Environmental groups have been lobbying lawmakers to end what they claim is overly beneficial treatment of plug-in hybrids, because they produce anywhere from twice to three times their certified CO2 emissions.
This is because plug-in hybrids are popular with corporate customers, whose employees pay lower company car taxes, while management likes the generous subsidies and low certified CO2 emissions that look good on paper.
The incentives for users to regularly charge their vehicles, however, is often not sufficient because gasoline and diesel costs are typically paid by the company, while charging a plug-in hybrid’s battery at home is not.
As a result, a recent study conducted by the Fraunhofer ISI Institute said that plug-in hybrids must achieve a real range of about 100 km to ensure they are more frequently driven in electric mode.
Aston bet the farm on the DBX and it is ... sort of working out for them.

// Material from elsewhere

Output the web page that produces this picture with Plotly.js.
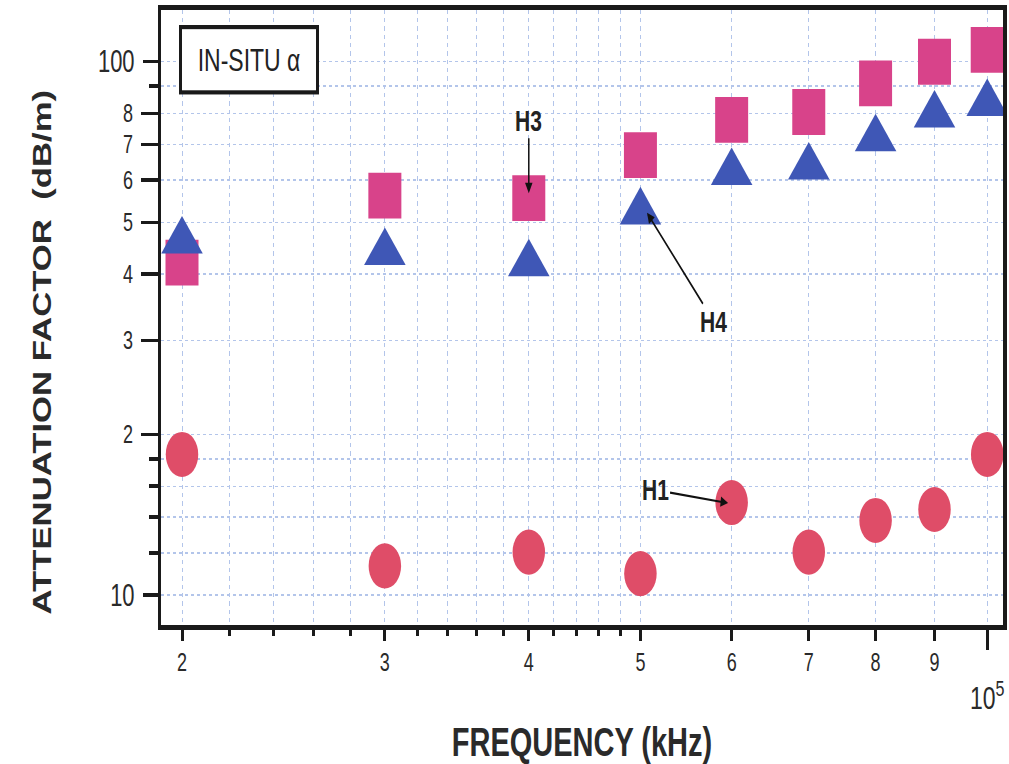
<!DOCTYPE html>
<html><head><meta charset="utf-8">
<script src="https://cdn.plot.ly/plotly-3.0.1.min.js"></script>
<style>
html,body{margin:0;padding:0;background:#fff;overflow:hidden;}
#wrap{width:1009px;height:764px;overflow:hidden;position:relative;background:#fff;}
#chart{width:1009px;height:550px;transform:scaleY(1.38909);transform-origin:0 0;}
</style></head><body>
<div id="wrap"><div id="chart"></div></div>
<script>
// ---- data ----
const frequency   = [20000, 30000, 40000, 50000, 60000, 70000, 80000, 90000, 100000];
const h3Squares   = [42.0, 56.1, 55.5, 66.8, 77.8, 80.5, 91.1, 100.0, 105.3];
const h4Triangles = [46.1, 43.9, 41.8, 52.3, 62.0, 63.5, 71.7, 79.5, 83.5];
const h1Circles   = [18.35, 11.34, 12.04, 10.97, 14.91, 12.04, 13.80, 14.47, 18.35];

const xTickVals  = [20000, 30000, 40000, 50000, 60000, 70000, 80000, 90000];
const xTickText  = ['2', '3', '4', '5', '6', '7', '8', '9'];
const xMinorVals = [22000, 24000, 26000, 28000, 32000, 34000, 36000, 38000, 42000, 44000, 46000, 48000];
const xDecadeVal = [100000];
const xDecadeText = ['10<sup>5</sup>'];

const yTickVals  = [20, 30, 40, 50, 60, 70, 80];
const yTickText  = ['2', '3', '4', '5', '6', '7', '8'];
const yDecadeVals = [10, 100];
const yDecadeText = ['10', '100'];
const yMinorVals = [12, 14, 16, 18, 90];

const boxLabel = 'IN-SITU \u03b1';
const xTitle = 'FREQUENCY (kHz)';
const yTitle = 'ATTENUATION FACTOR  (dB/m)';

// ---- styling ----
const FONT = 'Liberation Sans, Arial, sans-serif';
const NARROW = 'Liberation Sans Narrow, Arial Narrow, Liberation Sans, Arial, sans-serif';
const INK = '#1a1a1a';
const TXT = '#2a2a2a';
const GRID = '#b3c5ea';
const XR = [4.2828, 5.0137];
const YR = [0.94371, 2.09756];

const traces = [
  { x: frequency, y: h3Squares, type: 'scatter', mode: 'markers', name: 'H3',
    marker: { symbol: 'square', size: 33, color: '#d8438a' } },
  { x: frequency, y: h4Triangles, type: 'scatter', mode: 'markers', name: 'H4', yaxis: 'y2',
    marker: { symbol: 'triangle-up', size: 36, color: '#3f57b6' } },
  { x: frequency, y: h1Circles, type: 'scatter', mode: 'markers', name: 'H1', xaxis: 'x2',
    marker: { symbol: 'circle', size: 32.5, color: '#df4d68' } }
];

const gridCommon = { gridcolor: GRID, gridwidth: 1, griddash: '3px,3px' };

const layout = {
  width: 1009, height: 550,
  margin: { l: 161, r: 6, t: 7, b: 100 },
  paper_bgcolor: '#fff', plot_bgcolor: '#fff',
  showlegend: false,
  font: { family: FONT, color: INK },
  xaxis: Object.assign({
    type: 'log', range: XR, fixedrange: true,
    tickmode: 'array', tickvals: xTickVals, ticktext: xTickText,
    ticks: 'outside', ticklen: 8, tickwidth: 3, tickcolor: INK,
    tickfont: { size: 18, family: FONT, color: TXT },
    ticklabelstandoff: 0,
    showline: true, linewidth: 3.5, linecolor: INK, mirror: true,
    showgrid: true, zeroline: false,
    minor: Object.assign({ tickvals: xMinorVals, ticks: 'outside', ticklen: 4.5, tickwidth: 3, tickcolor: INK, showgrid: true }, gridCommon),
    title: { text: '<b>' + xTitle + '</b>', font: { family: NARROW, size: 29, color: TXT }, standoff: 47 }
  }, gridCommon),
  xaxis2: Object.assign({
    type: 'log', range: XR, overlaying: 'x', anchor: 'y', side: 'bottom', fixedrange: true,
    tickmode: 'array', tickvals: xDecadeVal, ticktext: xDecadeText,
    ticks: 'outside', ticklen: 17, tickwidth: 3, tickcolor: INK,
    tickfont: { size: 23, family: FONT, color: TXT },
    ticklabelstandoff: 15,
    showline: false, showgrid: true, zeroline: false
  }, gridCommon),
  yaxis: Object.assign({
    type: 'log', range: YR, fixedrange: true,
    tickmode: 'array', tickvals: yTickVals, ticktext: yTickText,
    ticks: 'outside', ticklen: 17, tickwidth: 2.5, tickcolor: INK,
    tickfont: { size: 18, family: FONT, color: TXT },
    ticklabelstandoff: 4,
    showline: true, linewidth: 3.5, linecolor: INK, mirror: true,
    showgrid: true, zeroline: false,
    minor: Object.assign({ tickvals: yMinorVals, ticks: 'outside', ticklen: 9, tickwidth: 2.5, tickcolor: INK, showgrid: true }, gridCommon)
  }, gridCommon),
  yaxis2: Object.assign({
    type: 'log', range: YR, overlaying: 'y', anchor: 'x', side: 'left', fixedrange: true,
    tickmode: 'array', tickvals: yDecadeVals, ticktext: yDecadeText,
    ticks: 'outside', ticklen: 17, tickwidth: 2.5, tickcolor: INK,
    tickfont: { size: 22, family: FONT, color: TXT },
    ticklabelstandoff: 4,
    showline: false, showgrid: true, zeroline: false
  }, gridCommon),
  annotations: [
    { xref: 'paper', yref: 'paper', x: -0.1413, y: 0.4438, xanchor: 'center', yanchor: 'middle',
      text: '<b>' + yTitle + '</b>', textangle: -90, showarrow: false,
      font: { family: NARROW, size: 25, color: TXT } },
    { xref: 'paper', yref: 'paper', x: 0.104, y: 0.9187, xanchor: 'center', yanchor: 'middle',
      text: boxLabel, showarrow: false, font: { family: FONT, size: 23, color: '#222' },
      bordercolor: INK, borderwidth: 3, borderpad: 4, width: 126, height: 36, bgcolor: '#fff' },
    { x: Math.log10(40000), y: Math.log10(56.7), xref: 'x', yref: 'y', text: '<b>H3</b>',
      font: { family: FONT, size: 21, color: '#222' }, showarrow: true, arrowhead: 2, arrowsize: 1, arrowwidth: 1.5,
      arrowcolor: '#111', ax: 0, ay: -52.5, standoff: 0 },
    { x: Math.log10(50660), y: Math.log10(52.1), xref: 'x', yref: 'y', text: '<b>H4</b>',
      font: { family: FONT, size: 21, color: '#222' }, showarrow: true, arrowhead: 2, arrowsize: 1, arrowwidth: 1.5,
      arrowcolor: '#111', ax: 67, ay: 78.5, standoff: 0 },
    { x: Math.log10(59570), y: Math.log10(14.88), xref: 'x', yref: 'y', text: '<b>H1</b>',
      font: { family: FONT, size: 21, color: '#222' }, showarrow: true, arrowhead: 2, arrowsize: 1, arrowwidth: 1.5,
      arrowcolor: '#111', ax: -73, ay: -9.4, standoff: 0 }
  ]
};

Plotly.newPlot('chart', traces, layout, { displayModeBar: false, staticPlot: true });
</script>
</body></html>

That’s at least according to Aston Martin. You can read Aston’s 2020 full-year earnings press release here if you are into masochism. If not, Bloomberg has a summary:
Aston Martin will almost double production this year after working through inventory issues that have plagued the luxury automaker since its 2018 initial public offering.
The British company plans to make 6,000 vehicles this year, up from 3,394 in 2020, according to a statement on Thursday.
Aston Martin’s quarterly revenue and adjusted earnings beat estimates on strong demand for its DBX SUV.
The automaker is in the midst of a restructuring plan a year after it was bailed out by Canadian billionaire Lawrence Stroll.
After not having turned a profit since it went public in 2018, Stroll has set targets for Aston Martin to earn 500 million pounds ($706 million) on 2 billion pounds of revenue by 2025.
Here’s a story about Muhammad Ali’s Rolls-Royce.
Only two days now until I hit the road for points east. My mom has been sending me various advisory notes about avoiding closed roads and keeping a good enough stash of food and water and making sure my oxen don’t die and something about fording rivers.